§ **Required task**: Which lines in the records below contain the word "using"? Copy each one out.

§ **Records provided**:
((
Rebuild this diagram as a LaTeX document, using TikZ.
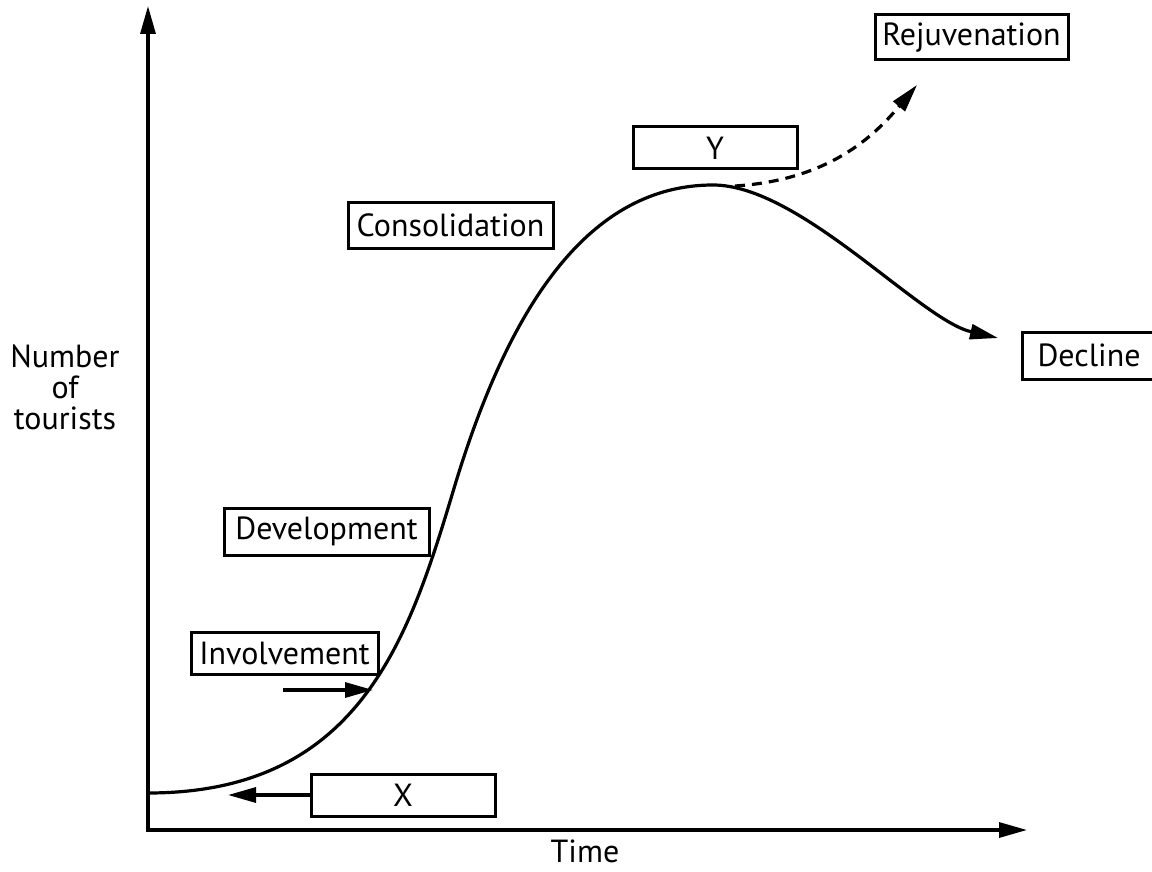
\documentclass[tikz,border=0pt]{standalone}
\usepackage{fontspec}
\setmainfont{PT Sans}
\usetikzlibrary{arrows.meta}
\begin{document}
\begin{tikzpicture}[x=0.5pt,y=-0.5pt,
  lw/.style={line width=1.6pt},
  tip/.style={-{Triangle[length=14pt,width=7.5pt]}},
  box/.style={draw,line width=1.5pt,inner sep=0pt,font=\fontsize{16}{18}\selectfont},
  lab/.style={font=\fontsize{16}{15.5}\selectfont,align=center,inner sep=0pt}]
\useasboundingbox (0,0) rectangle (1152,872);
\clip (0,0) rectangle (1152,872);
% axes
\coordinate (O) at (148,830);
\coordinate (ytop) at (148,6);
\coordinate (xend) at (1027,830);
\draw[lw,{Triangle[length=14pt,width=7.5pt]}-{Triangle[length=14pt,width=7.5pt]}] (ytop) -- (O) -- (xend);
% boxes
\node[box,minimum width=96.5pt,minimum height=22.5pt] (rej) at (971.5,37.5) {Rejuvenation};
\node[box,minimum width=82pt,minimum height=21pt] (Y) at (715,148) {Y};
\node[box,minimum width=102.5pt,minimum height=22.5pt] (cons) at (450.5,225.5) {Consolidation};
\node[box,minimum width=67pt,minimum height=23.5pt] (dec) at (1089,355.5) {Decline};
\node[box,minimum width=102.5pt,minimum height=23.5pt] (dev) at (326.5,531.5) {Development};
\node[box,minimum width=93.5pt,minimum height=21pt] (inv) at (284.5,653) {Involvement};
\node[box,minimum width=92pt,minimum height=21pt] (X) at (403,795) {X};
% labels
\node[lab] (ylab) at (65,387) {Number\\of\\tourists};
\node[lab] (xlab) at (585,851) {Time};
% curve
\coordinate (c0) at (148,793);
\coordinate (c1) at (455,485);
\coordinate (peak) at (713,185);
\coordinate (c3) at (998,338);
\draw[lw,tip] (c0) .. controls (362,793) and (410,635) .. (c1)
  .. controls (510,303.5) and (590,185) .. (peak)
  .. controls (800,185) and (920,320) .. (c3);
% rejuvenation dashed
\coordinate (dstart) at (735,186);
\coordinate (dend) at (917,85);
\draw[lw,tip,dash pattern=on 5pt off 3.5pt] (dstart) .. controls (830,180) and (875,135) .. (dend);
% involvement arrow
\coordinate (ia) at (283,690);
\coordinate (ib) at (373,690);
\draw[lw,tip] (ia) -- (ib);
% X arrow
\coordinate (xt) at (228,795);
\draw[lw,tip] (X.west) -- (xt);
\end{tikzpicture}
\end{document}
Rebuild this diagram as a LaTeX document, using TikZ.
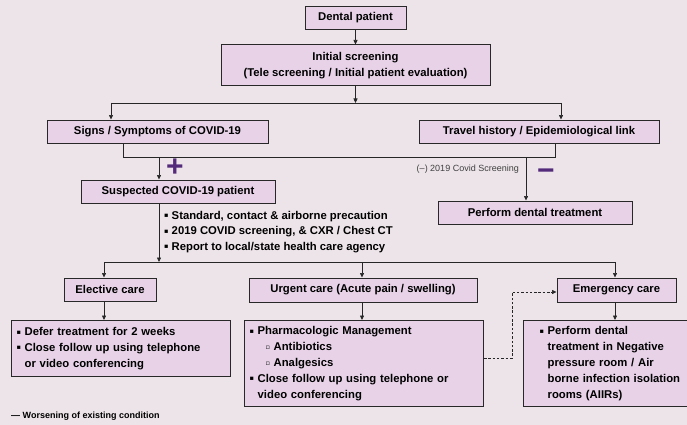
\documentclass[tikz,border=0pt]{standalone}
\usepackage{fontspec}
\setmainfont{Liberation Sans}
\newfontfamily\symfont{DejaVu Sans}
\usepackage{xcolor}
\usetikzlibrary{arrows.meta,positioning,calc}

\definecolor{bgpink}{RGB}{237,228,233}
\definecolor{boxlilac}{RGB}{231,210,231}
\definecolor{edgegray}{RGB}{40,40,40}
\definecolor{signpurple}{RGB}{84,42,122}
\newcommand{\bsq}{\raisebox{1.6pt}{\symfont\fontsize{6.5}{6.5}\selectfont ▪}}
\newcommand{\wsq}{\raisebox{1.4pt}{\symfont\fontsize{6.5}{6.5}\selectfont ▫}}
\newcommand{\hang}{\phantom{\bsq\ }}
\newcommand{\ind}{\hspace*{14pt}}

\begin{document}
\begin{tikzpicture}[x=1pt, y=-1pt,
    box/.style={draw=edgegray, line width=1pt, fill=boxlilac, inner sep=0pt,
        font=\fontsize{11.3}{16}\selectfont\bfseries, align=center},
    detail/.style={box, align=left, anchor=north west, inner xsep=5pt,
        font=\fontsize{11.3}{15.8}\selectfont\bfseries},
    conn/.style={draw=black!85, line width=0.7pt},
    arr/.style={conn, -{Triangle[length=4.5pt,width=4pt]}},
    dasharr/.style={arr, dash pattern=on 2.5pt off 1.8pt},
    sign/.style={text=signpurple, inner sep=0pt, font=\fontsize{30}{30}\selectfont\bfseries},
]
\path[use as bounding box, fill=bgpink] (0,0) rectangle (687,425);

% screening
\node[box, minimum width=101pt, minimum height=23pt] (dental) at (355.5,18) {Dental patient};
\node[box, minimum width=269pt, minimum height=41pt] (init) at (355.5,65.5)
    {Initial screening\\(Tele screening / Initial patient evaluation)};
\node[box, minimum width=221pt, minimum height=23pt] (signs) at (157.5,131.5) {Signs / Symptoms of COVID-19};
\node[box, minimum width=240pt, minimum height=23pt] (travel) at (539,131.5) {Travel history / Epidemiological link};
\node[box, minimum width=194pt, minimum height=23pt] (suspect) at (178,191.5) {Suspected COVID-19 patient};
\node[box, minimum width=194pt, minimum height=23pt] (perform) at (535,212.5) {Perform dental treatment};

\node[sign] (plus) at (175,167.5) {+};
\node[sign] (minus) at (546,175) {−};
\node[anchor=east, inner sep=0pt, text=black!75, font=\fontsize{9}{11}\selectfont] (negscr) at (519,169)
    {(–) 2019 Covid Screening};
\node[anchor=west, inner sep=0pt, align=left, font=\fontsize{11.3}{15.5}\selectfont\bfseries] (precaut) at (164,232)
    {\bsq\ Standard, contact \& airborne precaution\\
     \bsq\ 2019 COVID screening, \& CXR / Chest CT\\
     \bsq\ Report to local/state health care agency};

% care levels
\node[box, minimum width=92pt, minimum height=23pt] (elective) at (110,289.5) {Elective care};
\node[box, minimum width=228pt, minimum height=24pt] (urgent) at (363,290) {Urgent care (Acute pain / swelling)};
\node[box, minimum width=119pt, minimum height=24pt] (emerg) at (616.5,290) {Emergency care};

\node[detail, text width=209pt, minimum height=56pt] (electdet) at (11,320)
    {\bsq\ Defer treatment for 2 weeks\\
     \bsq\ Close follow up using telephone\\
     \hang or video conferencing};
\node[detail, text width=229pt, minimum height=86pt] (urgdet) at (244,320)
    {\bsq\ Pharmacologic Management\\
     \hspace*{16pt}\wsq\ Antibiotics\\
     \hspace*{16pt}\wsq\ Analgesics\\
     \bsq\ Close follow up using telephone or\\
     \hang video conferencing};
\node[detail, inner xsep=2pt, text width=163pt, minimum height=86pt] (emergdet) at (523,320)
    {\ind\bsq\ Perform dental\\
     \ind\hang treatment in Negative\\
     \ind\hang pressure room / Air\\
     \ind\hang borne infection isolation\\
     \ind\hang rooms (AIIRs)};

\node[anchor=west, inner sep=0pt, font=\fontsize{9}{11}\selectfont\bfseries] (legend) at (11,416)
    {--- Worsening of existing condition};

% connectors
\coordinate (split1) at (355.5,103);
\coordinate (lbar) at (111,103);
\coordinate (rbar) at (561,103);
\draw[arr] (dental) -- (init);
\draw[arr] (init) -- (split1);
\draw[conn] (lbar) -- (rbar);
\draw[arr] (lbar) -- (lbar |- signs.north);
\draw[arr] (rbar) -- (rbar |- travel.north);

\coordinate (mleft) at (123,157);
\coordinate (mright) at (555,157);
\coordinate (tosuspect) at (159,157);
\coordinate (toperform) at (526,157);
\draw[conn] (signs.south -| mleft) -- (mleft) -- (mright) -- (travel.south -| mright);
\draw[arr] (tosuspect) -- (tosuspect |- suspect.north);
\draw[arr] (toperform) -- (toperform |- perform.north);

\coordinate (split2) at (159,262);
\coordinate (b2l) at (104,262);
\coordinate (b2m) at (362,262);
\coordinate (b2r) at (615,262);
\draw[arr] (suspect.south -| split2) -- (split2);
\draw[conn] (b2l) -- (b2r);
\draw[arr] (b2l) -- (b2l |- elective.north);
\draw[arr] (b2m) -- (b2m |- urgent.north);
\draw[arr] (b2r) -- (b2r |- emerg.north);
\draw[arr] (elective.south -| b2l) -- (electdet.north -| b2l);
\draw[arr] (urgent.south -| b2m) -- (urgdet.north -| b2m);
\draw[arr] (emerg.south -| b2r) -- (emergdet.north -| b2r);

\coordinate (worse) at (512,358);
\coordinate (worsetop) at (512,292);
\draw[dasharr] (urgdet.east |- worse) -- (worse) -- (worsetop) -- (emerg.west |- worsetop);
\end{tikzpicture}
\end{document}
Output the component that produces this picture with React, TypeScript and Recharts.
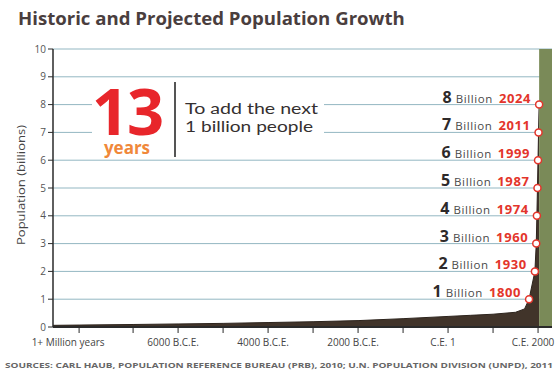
))
§ **The answer**:
Rebuild this diagram as a LaTeX document, using TikZ.
Rebuild this diagram as a LaTeX document, using TikZ.
     \bsq\ Close follow up using telephone\\
     \bsq\ Close follow up using telephone or\\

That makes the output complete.